Frequently asked questions

Is GPS monitoring always more accurate than RF or BLE hybrid systems?

No. GPS can provide strong outdoor trajectory evidence but degrades indoors and in dense urban canyons. RF and BLE systems answer different questions—typically proximity or hub-reported location—and may be more reliable for narrow curfew proofs. Accuracy must be evaluated per use case and environment, ideally referencing NIJ-style test conditions.

What role does the National Institute of Justice play in electronic monitoring procurement?

NIJ publishes performance standards and research syntheses that help agencies structure evaluations of offender tracking equipment—covering reporting, tamper signaling, and operational testing. RFP language that cites NIJ categories tends to improve comparability across bids.

How should agencies interpret the Florida 31% recidivism reduction figure?

It is a widely cited empirical result associated with electronic monitoring programs in Florida corrections research, suggesting favorable outcomes for certain monitored cohorts.
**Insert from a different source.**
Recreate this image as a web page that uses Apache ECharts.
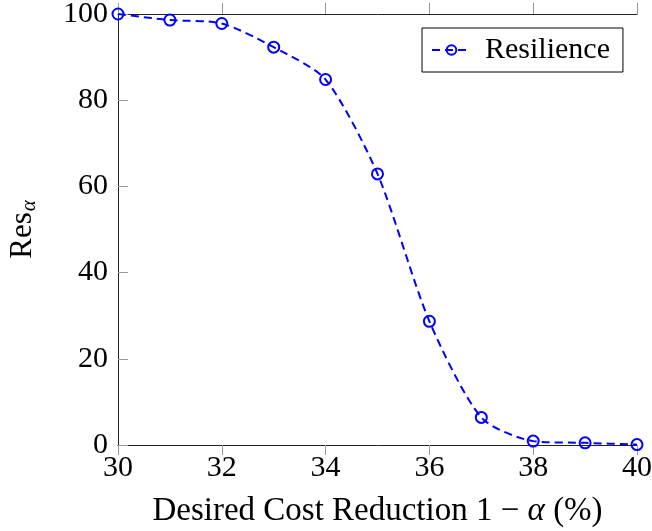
<!DOCTYPE html>
<html>
<head>
<meta charset="utf-8">
<script src="https://cdn.jsdelivr.net/npm/echarts@6/dist/echarts.min.js"></script>
<style>html,body{margin:0;padding:0;background:#fff;}#c{width:652px;height:531px;}</style>
</head>
<body>
<div id="c"></div>
<script>
const xValues = [30, 31, 32, 33, 34, 35, 36, 37, 38, 39, 40];
const resilience = [100, 98.6, 97.8, 92.3, 84.8, 62.9, 28.7, 6.4, 0.9, 0.5, 0.1];
const seriesName = 'Resilience';
const xTitleParts = ['Desired Cost Reduction 1 \u2212 ', '\u03b1', ' (%)'];

const FONT = 'Liberation Serif';
const chart = echarts.init(document.getElementById('c'), null, {renderer: 'canvas'});
chart.setOption({
  animation: false,
  backgroundColor: '#fff',
  textStyle: {fontFamily: FONT, color: '#000'},
  grid: {left: 118, right: 15, top: 14, bottom: 86, containLabel: false, outerBoundsMode: 'none'},
  legend: {
    data: [seriesName],
    left: 422, top: 28,
    itemWidth: 39, itemHeight: 12, itemGap: 6,
    padding: [7, 13, 7, 9],
    borderColor: '#000', borderWidth: 1,
    textStyle: {fontFamily: FONT, fontSize: 30, color: '#000', padding: [0, 0, 0, 9]}
  },
  xAxis: [{
    type: 'value', min: 30, max: 40, interval: 2, position: 'bottom',
    name: '{n|' + xTitleParts[0] + '}{i|' + xTitleParts[1] + '}{n|' + xTitleParts[2] + '}',
    nameLocation: 'middle', nameGap: 50,
    nameTextStyle: {
      rich: {
        n: {fontFamily: FONT, fontSize: 33, color: '#000'},
        i: {fontFamily: FONT, fontSize: 33, color: '#000', fontStyle: 'italic'}
      }
    },
    axisLine: {show: true, onZero: false, lineStyle: {color: '#222', width: 1}},
    axisTick: {show: true, inside: false, length: 10, lineStyle: {color: '#999'}},
    axisLabel: {fontFamily: FONT, fontSize: 30, color: '#000', margin: 8},
    splitLine: {show: false}
  }, {
    type: 'value', min: 30, max: 40, interval: 2, position: 'top',
    axisLine: {show: true, onZero: false, lineStyle: {color: '#222', width: 1}},
    axisTick: {show: true, inside: false, length: 11, lineStyle: {color: '#999'}},
    axisLabel: {show: false},
    splitLine: {show: false}
  }],
  yAxis: {
    type: 'value', min: 0, max: 100, interval: 20,
    name: '{a|Res}{s|\u03b1}', nameLocation: 'middle', nameGap: 78, nameRotate: 90,
    nameTextStyle: {
      rich: {
        a: {fontFamily: FONT, fontSize: 31, color: '#000'},
        s: {fontFamily: FONT, fontSize: 21, color: '#000', fontStyle: 'italic', verticalAlign: 'bottom', padding: [14, 0, 0, 1]}
      }
    },
    axisLine: {show: true, onZero: false, lineStyle: {color: '#222', width: 1}},
    axisTick: {show: true, inside: true, length: 10, lineStyle: {color: '#999'}},
    axisLabel: {fontFamily: FONT, fontSize: 30, color: '#000', margin: 10},
    splitLine: {show: false}
  },
  series: [{
    name: seriesName,
    type: 'line',
    data: xValues.map((x, i) => [x, resilience[i]]),
    smooth: 0.25,
    symbol: 'circle',
    symbolSize: 11,
    clip: false,
    lineStyle: {color: '#0000ff', width: 2, type: [8, 5]},
    itemStyle: {color: 'rgba(255,255,255,0)', borderColor: '#0000ff', borderWidth: 2}
  }]
});
</script>
</body>
</html>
It is not a universal guarantee; program design, offense mix, and support services mediate outcomes. Technology choice should align with supervision science, not replace it.
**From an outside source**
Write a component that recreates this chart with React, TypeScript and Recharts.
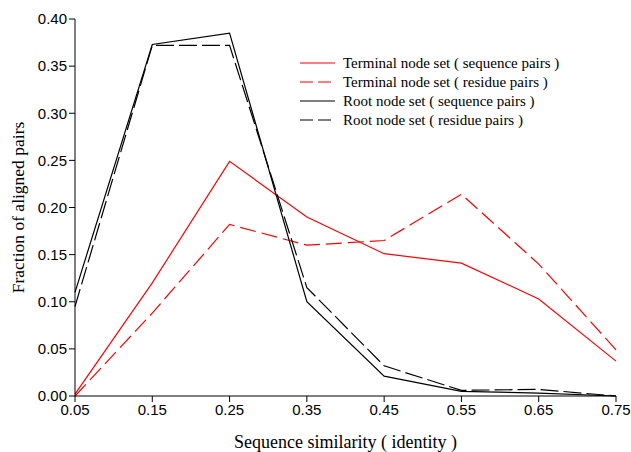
import React from 'react';
import { LineChart, Line, XAxis, YAxis } from 'recharts';

const similarity = [0.05, 0.15, 0.25, 0.35, 0.45, 0.55, 0.65, 0.75];
const terminalSequence = [0.002, 0.12, 0.249, 0.19, 0.151, 0.141, 0.103, 0.037];
const terminalResidue = [0.0, 0.088, 0.182, 0.16, 0.165, 0.214, 0.14, 0.049];
const rootSequence = [0.11, 0.373, 0.385, 0.1, 0.021, 0.005, 0.003, 0.0];
const rootResidue = [0.095, 0.372, 0.372, 0.115, 0.032, 0.006, 0.007, 0.0];
const yTicks = [0, 0.05, 0.1, 0.15, 0.2, 0.25, 0.3, 0.35, 0.4];

const data = similarity.map((x, i) => ({
  x,
  ts: terminalSequence[i],
  tr: terminalResidue[i],
  rs: rootSequence[i],
  rr: rootResidue[i],
}));

const series = [
  { key: 'ts', name: 'Terminal node set ( sequence pairs )', color: '#ff0000', dash: undefined },
  { key: 'tr', name: 'Terminal node set ( residue pairs )', color: '#ff0000', dash: '16 6' },
  { key: 'rs', name: 'Root node set ( sequence pairs )', color: '#000000', dash: undefined },
  { key: 'rr', name: 'Root node set ( residue pairs )', color: '#000000', dash: '18 5' },
];

const serif = '"Liberation Serif", "Times New Roman", serif';
const sans = '"Liberation Sans", Arial, sans-serif';

// legend drawn as an overlay so the chart keeps its full plot height
function LegendBox() {
  return (
    <svg width={300} height={80} style={{ position: 'absolute', left: 300, top: 55 }}>
      {series.map((s, i) => (
        <g key={s.key} transform={`translate(0, ${8 + i * 19})`}>
          <line x1={0} x2={35} y1={0} y2={0} stroke={s.color} strokeWidth={1.2} strokeDasharray={s.dash ? '13 5' : undefined} />
          <text x={43} y={5} fontFamily={serif} fontSize={15} fill="#000">{s.name}</text>
        </g>
      ))}
    </svg>
  );
}

export default function App() {
  return (
    <div style={{ position: 'absolute', left: 0, top: 0, width: 631, height: 452, background: '#fff' }}>
      <LineChart width={631} height={452} data={data} margin={{ top: 19, right: 15, bottom: 0, left: 0 }}>
        <XAxis
          dataKey="x"
          type="number"
          domain={[0.05, 0.75]}
          ticks={similarity}
          tickFormatter={(v: number) => v.toFixed(2)}
          height={56}
          stroke="#000"
          tickSize={6}
          tick={{ fill: '#000', fontFamily: sans, fontSize: 15 }}
          label={{ value: 'Sequence similarity ( identity )', position: 'insideBottom', offset: 4, fill: '#000', fontFamily: serif, fontSize: 18 }}
        />
        <YAxis
          type="number"
          domain={[0, 0.4]}
          ticks={yTicks}
          tickFormatter={(v: number) => v.toFixed(2)}
          width={75}
          stroke="#000"
          tickSize={6}
          tick={{ fill: '#000', fontFamily: sans, fontSize: 15 }}
          label={{ value: 'Fraction of aligned pairs', angle: -90, position: 'insideLeft', offset: 18, fill: '#000', fontFamily: serif, fontSize: 17.5, style: { textAnchor: 'middle' } }}
        />
        {series.map((s) => (
          <Line
            key={s.key}
            dataKey={s.key}
            name={s.name}
            stroke={s.color}
            strokeWidth={1.2}
            strokeDasharray={s.dash}
            dot={false}
            type="linear"
            isAnimationActive={false}
          />
        ))}
      </LineChart>
      <LegendBox />
    </div>
  );
}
When is a hybrid BLE plus cellular architecture preferable to standalone GPS?

When extended battery life, tethered smartphone check-ins, or institutional receiver ecosystems are programmatic goals—and when the agency has policies for pairing loss, handset equity, and privacy review. If outdoor exclusion zones dominate, standalone or hub-assisted GPS architectures usually remain central.

Do European electronic monitoring reports recommend specific technologies?

They more often emphasize legal proportionality, data minimization, and transparency than endorse particular brands. U.S. agencies can still adopt their documentation disciplines—especially for hybrid phone flows and analytics—to reduce litigation and public trust risks.